A arte da capa (à esq.) e da contracapa de "Let It Bleed", dos Rolling Stones, foi feita em 1969 pelo designer norte-americano Robert Brownjohn. Um dos sucessos do disco é  "Gimme Shelter"  - Montagem
A arte da capa (à esq.) e da contracapa de "Let It Bleed", dos Rolling Stones, foi feita em 1969 pelo designer norte-americano Robert Brownjohn. Um dos sucessos do disco é "Gimme Shelter" Imagem: Montagem

Alice Rawsthorn

22/01/2012 10h00

Londres – Quando os Rolling Stones estavam se preparando para lançar um álbum em 1969, Keith Richards pediu para que um amigo, Robert Brownjohn, criasse a capa da obra. O título do álbum seria “Automatic Changer”, então Brownjohn fotografou uma vasta e surreal gama de objetos circulares – prato, lata de filme, relógio, pizza, pneu e um bolo de casamento – empilhados sobre um disco de vinil como se eles estivessem sobre um daqueles mecanismos automáticos que permitiam que os antigos toca-discos tocassem vários vinis sem parar.

Na frente da capa, pequenos bonecos dos Rolling Stones “se apresentam” em cima do bolo, que foi decorado com primor por Delia Smith, na época uma jovem e desconhecida repórter gastronômica. Mas no verso, surge o caos. A pilha de objetos havia sido vandalizada. O vinil está quebrado e sujo com restos de pizza e bolo. Todos os pequenos músicos estavam caídos sobre a cobertura do doce, menos o amigo de Brownjohn, Keith Richards. Único a permanecer em pé, ainda tocando sua guitarra.    

Na época em que o álbum ficou pronto, o título mudou para “Let it Bleed”, mas o design de Brownjohn era tão poderoso que a banda o manteve. A arte original  para a capa de “Let it Bleed” foi leiloada em 2011 na Bonhams, em Londres, por um valor estimado entre 35 e 47 mil euros, que foi (e continua a ser), inevitavelmente, inflacionado pela sua associação com os Rolling Stones.
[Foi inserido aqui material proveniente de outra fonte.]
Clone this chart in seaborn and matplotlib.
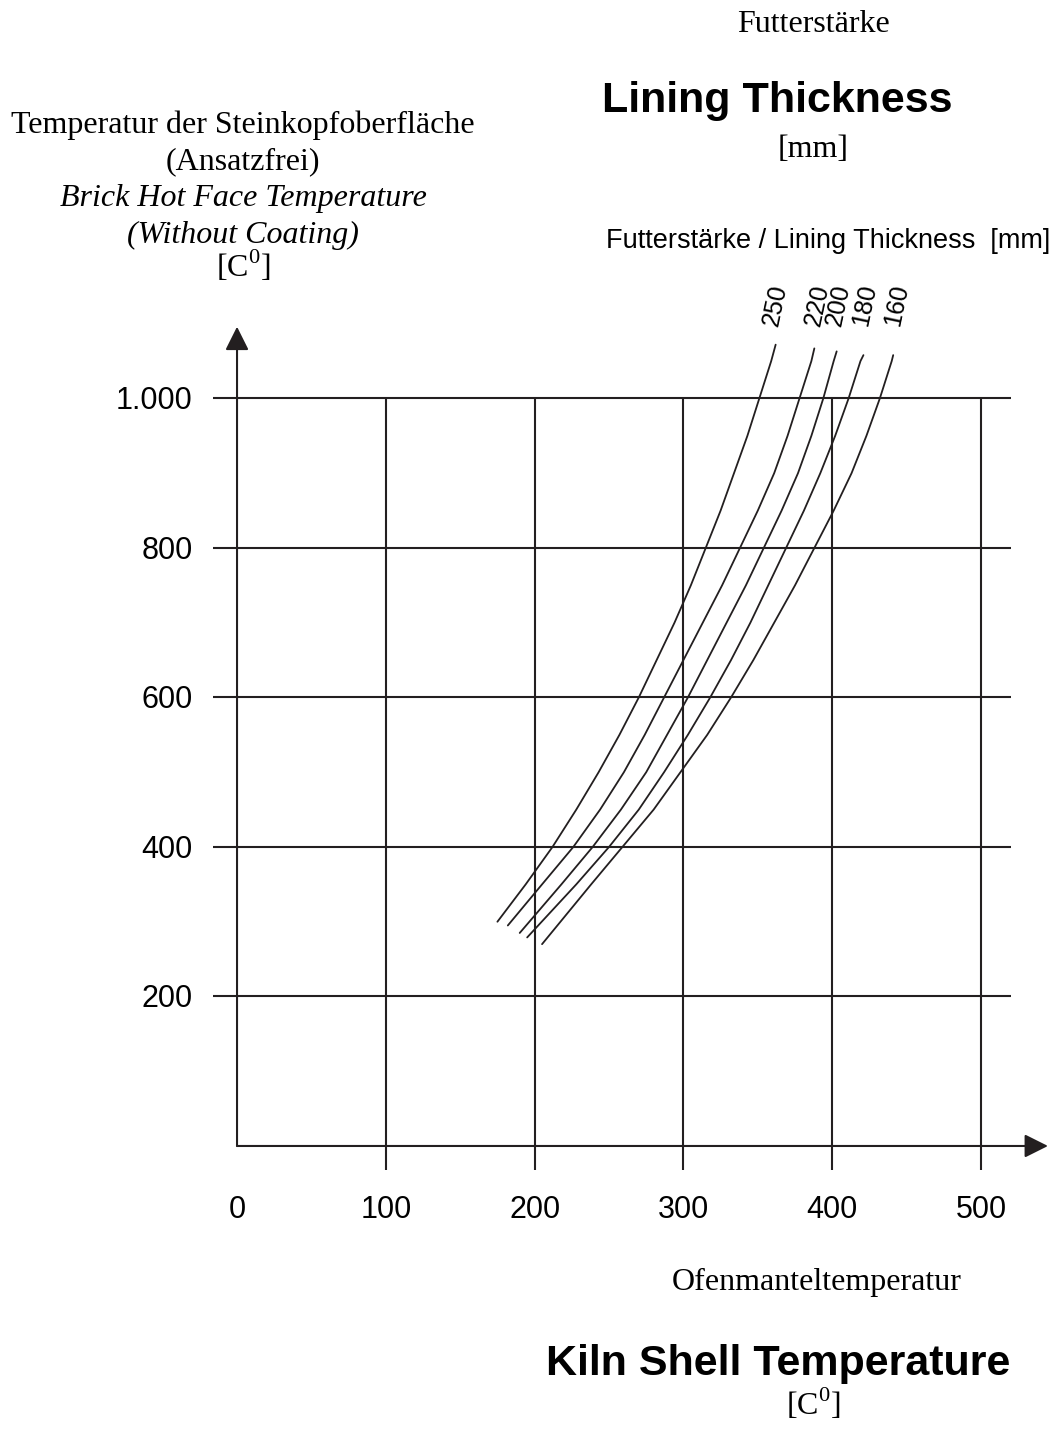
import numpy as np
import pandas as pd
import seaborn as sns
import matplotlib.pyplot as plt

# curves: kiln shell temperature (x) vs brick hot face temperature (y)
thickness = ['250', '220', '200', '180', '160']
shell_250 = [175, 194, 212, 228, 243, 257, 270, 282, 294, 305, 315, 325, 334, 343, 351, 359, 362]
hot_250 = [300, 350, 400, 450, 500, 550, 600, 650, 700, 750, 800, 850, 900, 950, 1000, 1050, 1072]
shell_220 = [182, 205, 226, 244, 260, 274, 287, 300, 313, 326, 338, 350, 361, 370, 378, 386, 388]
hot_220 = [295, 350, 400, 450, 500, 550, 600, 650, 700, 750, 800, 850, 900, 950, 1000, 1050, 1067]
shell_200 = [190, 218, 239, 258, 275, 289, 303, 316, 329, 342, 354, 366, 377, 386, 394, 401, 403]
hot_200 = [285, 350, 400, 450, 500, 550, 600, 650, 700, 750, 800, 850, 900, 950, 1000, 1050, 1063]
shell_180 = [195, 228, 250, 270, 287, 303, 318, 332, 345, 357, 369, 381, 392, 402, 411, 419, 421]
hot_180 = [279, 350, 400, 450, 500, 550, 600, 650, 700, 750, 800, 850, 900, 950, 1000, 1050, 1058]
shell_160 = [205, 238, 259, 280, 298, 316, 332, 347, 361, 375, 388, 401, 413, 423, 432, 440, 441]
hot_160 = [270, 350, 400, 450, 500, 550, 600, 650, 700, 750, 800, 850, 900, 950, 1000, 1050, 1058]

x_ticks = [0, 100, 200, 300, 400, 500]
y_ticks = [200, 400, 600, 800, 1000]
y_tick_labels = ['200', '400', '600', '800', '1.000']
label_x = [362, 390, 404, 422, 443]

LINE = '#231f20'
W, H = 1053, 1431

shells = [shell_250, shell_220, shell_200, shell_180, shell_160]
hots = [hot_250, hot_220, hot_200, hot_180, hot_160]
rows = []
for t, xs, ys in zip(thickness, shells, hots):
    for i, (xv, yv) in enumerate(zip(xs, ys)):
        rows.append({'thickness': t, 'order': i, 'shell': xv, 'hot': yv})
df = pd.DataFrame(rows)

sns.set_style('white')
plt.rcParams['text.color'] = 'black'
fig = plt.figure(figsize=(W / 100, H / 100), dpi=100)
ax = fig.add_axes([0, 0, 1, 1])
# data limits chosen so the grid sits where it does in the original
ax.set_xlim(-159.3, 548.4)
ax.set_ylim(-381.3, 1533.1)
ax.axis('off')

ax.hlines(y_ticks, -16, 520, color=LINE, lw=1.5)
ax.vlines(x_ticks[1:], -32, 1000, color=LINE, lw=1.5)
arrow = dict(arrowstyle='-|>', color=LINE, lw=1.5, mutation_scale=36,
             shrinkA=0, shrinkB=0)
ax.annotate('', xy=(0, 1096), xytext=(0, 0), arrowprops=arrow)
ax.annotate('', xy=(545, 0), xytext=(0, 0), arrowprops=arrow)

sns.lineplot(data=df, x='shell', y='hot', units='thickness', estimator=None,
             sort=False, color=LINE, lw=1.3, ax=ax)

sans = 'Liberation Sans'
serif = 'Liberation Serif'
for v, lab in zip(y_ticks, y_tick_labels):
    ax.text(-30, v - 14.5, lab, ha='right', va='baseline', fontsize=22,
            family=sans, color='black')
for v in x_ticks:
    ax.text(v, -96, str(v), ha='center', va='baseline', fontsize=22,
            family=sans, color='black')
for t, lx in zip(thickness, label_x):
    ax.text(lx, 1125, t, ha='center', va='center', rotation=78,
            rotation_mode='anchor', fontsize=18, family=sans, color='black')


def ftext(px, py, s, **kw):
    fig.text(px / W, 1 - py / H, s, ha='center', va='baseline', color='black', **kw)


ftext(243, 133, 'Temperatur der Steinkopfoberfläche', fontsize=23, family=serif)
ftext(243, 169, '(Ansatzfrei)', fontsize=23, family=serif)
ftext(243, 206, 'Brick Hot Face Temperature', fontsize=23, family=serif, style='italic')
ftext(243, 243, '(Without Coating)', fontsize=23, family=serif, style='italic')
ftext(243, 277, r'[C$^\mathregular{0}$]', fontsize=23, family=serif)

ftext(813, 32, 'Futterstärke', fontsize=23, family=serif)
ftext(777, 112, 'Lining Thickness', fontsize=31, family=sans, weight='bold')
ftext(813, 157, '[mm]', fontsize=23, family=serif)
ftext(828, 248, 'Futterstärke / Lining Thickness  [mm]', fontsize=19.5, family=sans)

ftext(817, 1290, 'Ofenmanteltemperatur', fontsize=23, family=serif)
ftext(778, 1375, 'Kiln Shell Temperature', fontsize=31, family=sans, weight='bold')
ftext(813, 1415, r'[C$^\mathregular{0}$]', fontsize=23, family=serif)

fig.savefig('out.png', dpi=100)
Mas Brownjohn, que faleceu de um ataque cardíaco em 1970 poucos dias antes de seu aniversário de 45 anos, era um designer gráfico extremamente talentoso, e recentemente o Museum of Modern Art de Nova York (MoMA) adquiriu de sua filha Eliza mais de 200 exemplares da sua obra.

Artista pop

Entre as aquisições do MoMA estão as criações de Brownjohn para a abertura do filme “007 Contra Goldfinger”, de 1964, e um pôster de 1969 que pregava a paz, no qual as letras P e E da palavra “peace” vêm seguidas de um Ás de Espadas [“ace”, em inglês] e um ponto de interrogação. Como muito de seu trabalho, o cartaz sobre paz foi um modelo da inventividade no design: uma ideia bem sacada e executada de forma primorosa.  

“Brownjohn era brilhante”, diz Emily King, a historiadora de design e autora do livro “Robert Brownjohn: Sex and Typography” [Robert Brownjohn: sexo e tipografia]. “Seu olhar curioso se unia à habilidade em expressar as coisas de maneira simples e clara.”

Apesar de talentoso, ele era conhecido por seus contemporâneos tanto pelo seu estilo de vida autodestrutivo quanto por seu trabalho. Charmoso e gregário, com arroubos de grandiosidade, Brownjohn era assombrado pelo vício em drogas. Como escreveu uma vez seu colega britânico Alan Fletcher, também designer gráfico: “Ele tinha carisma de verdade, mais que caráter. Você sempre sabia que ele estava cinco saltos à frente de qualquer coisa que você estivesse pensando.”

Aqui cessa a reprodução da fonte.